Speaker: Robert Sim, University of British Columbia
Date: Tuesday, November 22 2005
Autonomous mobile robot systems have an important role to play in a wide variety of application domains. A key component for autonomy is the capability to explore an unknown environment and construct a representation that a robotic agent can use to localize, navigate, and reason about the world. In this talk I will present results on the automatic construction of visual representations. First, the Visual Map representation will be introduced as a method for modelling the visual structure of the world. Second, I will present a flexible architecture for robust real-time vision-based mapping of an unknown environment. Finally, I will conclude with a discussion of recent progress on the problem of autonomous robotic exploration, and illustrate issues in the problem of developing robotic explorers that are naturally curious about their environment.
The Visual Map framework is an approach to representing the visual world that enables a robot to learn models of the salient visual features of an environment. A key component of this representation is the ability to learn mappings between camera pose and image-domain features without imposing a priori assumptions about the structure of the environment, or the optical characteristics of the visual sensor. These mappings can be employed as generative models in a Bayesian framework for solving the robot localization problem, as well as for visual servoing and path planning.

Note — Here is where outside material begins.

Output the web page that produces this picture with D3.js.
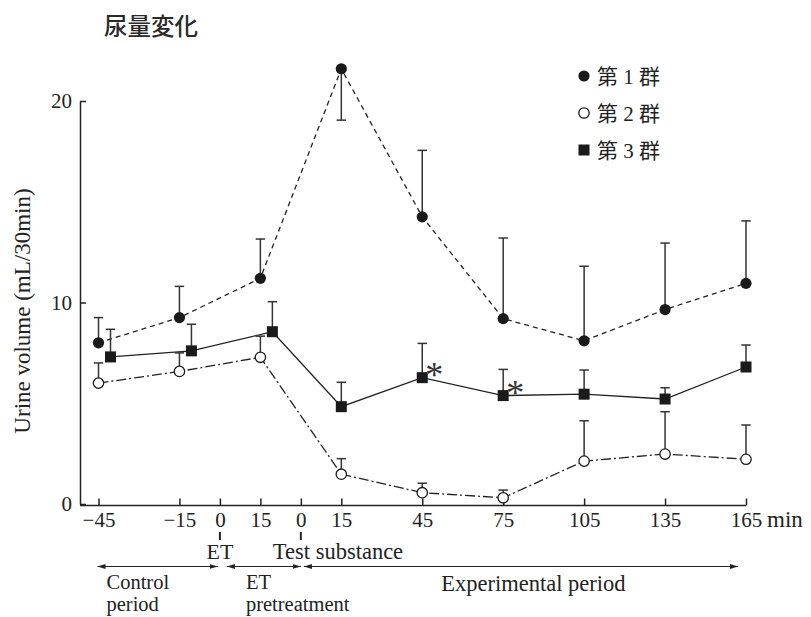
<!DOCTYPE html>
<html>
<head>
<meta charset="utf-8">
<script src="https://cdn.jsdelivr.net/npm/d3@7"></script>
<style>
  html, body { margin: 0; padding: 0; background: #fff; }
  svg { display: block; }
  text { fill: #222; }
</style>
</head>
<body>
<svg id="chart" width="811" height="617"></svg>
<script>
// Elapsed time (min) on a continuous axis: ET given at 0, test substance at 30.
const tickTimes  = [-45, -15, 0, 15, 30, 45, 75, 105, 135, 165, 195];
const tickLabels = ["\u221245", "\u221215", "0", "15", "0", "15", "45", "75", "105", "135", "165"];
const sampleTimes = [-45, -15, 15, 45, 75, 105, 135, 165, 195];
const yTicks = [0, 10, 20];

// Urine volume (mL/30min): mean and error-bar end point per sample
const group1Mean  = [8.0, 9.25, 11.2, 21.6, 14.25, 9.2, 8.1, 9.65, 10.95];
const group1Bound = [9.25, 10.8, 13.15, 19.05, 17.55, 13.2, 11.8, 12.95, 14.05];
const group2Mean  = [6.0, 6.58, 7.28, 1.48, 0.56, 0.31, 2.13, 2.48, 2.22];
const group2Bound = [7.0, 7.5, 8.33, 2.25, 1.03, 0.69, 4.13, 4.58, 3.92];
const group3Mean  = [7.3, 7.6, 8.55, 4.83, 6.27, 5.38, 5.45, 5.21, 6.8];
const group3Bound = [8.67, 8.92, 10.04, 6.04, 7.97, 6.68, 6.65, 5.77, 7.89];
const group3Significant = [false, false, false, false, true, true, false, false, false];

const legendLabels = ["第 1 群", "第 2 群", "第 3 群"];
const periods = [
  { start: -45, end: 0,   lines: ["Control", "period"] },
  { start: 0,   end: 30,  lines: ["ET", "pretreatment"] },
  { start: 30,  end: 195, lines: ["Experimental period"] }
];
const events = [{ t: 0, label: "ET" }, { t: 30, label: "Test substance" }];

const serif = "'Liberation Serif', 'Noto Sans CJK JP', serif";
const ink = "#222";

const svg = d3.select("#chart");
const x = d3.scaleLinear().domain([-45, 195]).range([98.5, 746]);
const y = d3.scaleLinear().domain([0, 20]).range([504, 101]);

// Title
svg.append("text")
  .attr("x", 104).attr("y", 35)
  .style("font-family", "'Noto Sans CJK JP', sans-serif")
  .style("font-size", "23.5px").style("font-weight", 500)
  .style("fill", "#2a2a2a")
  .text("尿量変化");

// Y axis
const yAxis = svg.append("g")
  .attr("transform", "translate(80,0)")
  .call(d3.axisLeft(y).tickValues(yTicks).tickSizeInner(-6).tickSizeOuter(0).tickPadding(8));
yAxis.select(".domain").attr("stroke", ink).attr("stroke-width", 1.5);
yAxis.selectAll(".tick line").attr("stroke", ink).attr("stroke-width", 1.5);
yAxis.selectAll(".tick text")
  .style("font-family", serif).style("font-size", "21px").attr("fill", ink);

svg.append("text")
  .attr("transform", "translate(30,311) rotate(-90)")
  .attr("text-anchor", "middle")
  .style("font-family", serif).style("font-size", "23px")
  .text("Urine volume (mL/30min)");

// X axis
const xBase = y(0) + 1.5;
svg.append("line")
  .attr("x1", 80).attr("x2", x(195)).attr("y1", xBase).attr("y2", xBase)
  .attr("stroke", ink).attr("stroke-width", 1.5);
const xAxis = svg.append("g")
  .attr("transform", `translate(0,${xBase})`)
  .call(d3.axisBottom(x).tickValues(tickTimes)
    .tickFormat((d, i) => tickLabels[i])
    .tickSizeInner(-7).tickSizeOuter(0).tickPadding(7));
xAxis.select(".domain").remove();
xAxis.selectAll(".tick line").attr("stroke", ink).attr("stroke-width", 1.5);
xAxis.selectAll(".tick text")
  .style("font-family", serif).style("font-size", "21px").attr("fill", ink);

svg.append("text")
  .attr("x", x(195) + 21).attr("y", xBase + 21.5)
  .style("font-family", serif).style("font-size", "23px")
  .text("min");

// Event markers below the axis
events.forEach(e => {
  svg.append("line")
    .attr("x1", x(e.t)).attr("x2", x(e.t)).attr("y1", 532).attr("y2", 540)
    .attr("stroke", ink).attr("stroke-width", 2);
});
svg.append("text").attr("x", x(0)).attr("y", 559).attr("text-anchor", "middle")
  .style("font-family", serif).style("font-size", "22px").text(events[0].label);
svg.append("text").attr("x", x(30) - 28).attr("y", 559)
  .style("font-family", serif).style("font-size", "22.5px").text(events[1].label);

// Period arrows
const defs = svg.append("defs");
["start", "end"].forEach(k => {
  defs.append("marker")
    .attr("id", "arrow-" + k)
    .attr("viewBox", "0 0 10 6").attr("refX", k === "end" ? 10 : 0).attr("refY", 3)
    .attr("markerWidth", 8).attr("markerHeight", 5).attr("markerUnits", "userSpaceOnUse")
    .attr("orient", "auto")
    .append("path")
    .attr("d", k === "end" ? "M0,0L10,3L0,6Z" : "M10,0L0,3L10,6Z")
    .attr("fill", ink);
});
const arrowY = 566.5;
const insets = [[-1, 2], [7, 0], [3, 8]];
periods.forEach((p, i) => {
  svg.append("line")
    .attr("x1", x(p.start) + insets[i][0]).attr("x2", x(p.end) - insets[i][1])
    .attr("y1", arrowY).attr("y2", arrowY)
    .attr("stroke", ink).attr("stroke-width", 1.2)
    .attr("marker-start", "url(#arrow-start)").attr("marker-end", "url(#arrow-end)");
});
const periodText = (px, py, anchor, lines, size) => {
  const t = svg.append("text").attr("x", px).attr("y", py).attr("text-anchor", anchor)
    .style("font-family", serif).style("font-size", size + "px");
  lines.forEach((l, j) => t.append("tspan").attr("x", px).attr("dy", j ? 22.8 : 0).text(l));
};
periodText(x(-45) + 8, 588.5, "start", periods[0].lines, 20.5);
periodText(x(0) + 26, 588.5, "start", periods[1].lines, 20.5);
periodText((x(30) + x(195)) / 2 + 10, 591, "middle", periods[2].lines, 22.5);

// Group 3 is drawn slightly to the right during the pre-test periods
const dodge3 = t => (t < 30 ? 12 : 0);

const groups = [
  { mean: group1Mean, bound: group1Bound, dash: "5,4", shift: () => 0, marker: "filled" },
  { mean: group2Mean, bound: group2Bound, dash: "10,3,2,3", shift: () => 0, marker: "open" },
  { mean: group3Mean, bound: group3Bound, dash: null, shift: dodge3, marker: "square" }
];

const plot = svg.append("g");

groups.forEach(g => {
  const pts = sampleTimes.map((t, i) => ({ px: x(t) + g.shift(t), m: g.mean[i], b: g.bound[i] }));
  const line = d3.line().x(d => d.px).y(d => y(d.m));
  plot.append("path").datum(pts)
    .attr("d", line).attr("fill", "none")
    .attr("stroke", ink).attr("stroke-width", 1.3)
    .attr("stroke-dasharray", g.dash);
  g.pts = pts;
});

groups.forEach(g => {
  const eb = plot.append("g").attr("stroke", "#333").attr("stroke-width", 1.5);
  g.pts.forEach(d => {
    eb.append("line").attr("x1", d.px).attr("x2", d.px).attr("y1", y(d.m)).attr("y2", y(d.b));
    eb.append("line").attr("x1", d.px - 4.7).attr("x2", d.px + 4.7).attr("y1", y(d.b)).attr("y2", y(d.b));
  });
});

function drawMarker(sel, kind, cx, cy) {
  if (kind === "filled") {
    sel.append("circle").attr("cx", cx).attr("cy", cy).attr("r", 5.6).attr("fill", "#1a1a1a");
  } else if (kind === "open") {
    sel.append("circle").attr("cx", cx).attr("cy", cy).attr("r", 5.2)
      .attr("fill", "#fff").attr("stroke", "#1a1a1a").attr("stroke-width", 1.3);
  } else {
    sel.append("rect").attr("x", cx - 5.5).attr("y", cy - 5.5).attr("width", 11).attr("height", 11)
      .attr("fill", "#1a1a1a");
  }
}

groups.forEach(g => {
  const mk = plot.append("g");
  g.pts.forEach(d => drawMarker(mk, g.marker, d.px, y(d.m)));
});

// Significance marks on group 3
groups[2].pts.forEach((d, i) => {
  if (!group3Significant[i]) return;
  plot.append("text")
    .attr("x", d.px + 12).attr("y", y(d.m) + 9)
    .attr("text-anchor", "middle")
    .style("font-family", "'Liberation Serif', serif").style("font-size", "36px")
    .style("fill", "#333")
    .text("*");
});

// Legend
const legend = svg.append("g");
legendLabels.forEach((lab, i) => {
  const ly = 76 + i * 37;
  drawMarker(legend, groups[i].marker, 584, ly);
  legend.append("text")
    .attr("x", 597).attr("y", ly + 8)
    .style("font-family", serif).style("font-size", "21px")
    .text(lab);
});
</script>
</body>
</html>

The second part of this talk demonstrates an architecture for performing simultaneous localization and mapping with vision. The main goals of our work are to facilitate robust large-scale mapping in real time using vision. We employ a Rao-Blackwellised particle filter for managing uncertainty and examine a variety of robust proposal distributions, as well as the run-time and scaling characteristics of our architecture.
The latter part of this builds on representation and mapping to address robotic exploration. In order to acquire a representation of the world, a robot must first acquire data. From an information-theoretic point of view, this problem involves moving through the world so as to maximize the information that can be gained
from what is observed along the robot's trajectory. However, computing the optimal trajectory is complicated by several factors, including the presence of noise, the time horizon over which the robot plans, the specific objective function that is optimized, and the robot's choice of sensor. I will present several results in this area that lead to the development of robust robotic systems that can plan over the long term and successfully demonstrate an emergent sense of curiosity.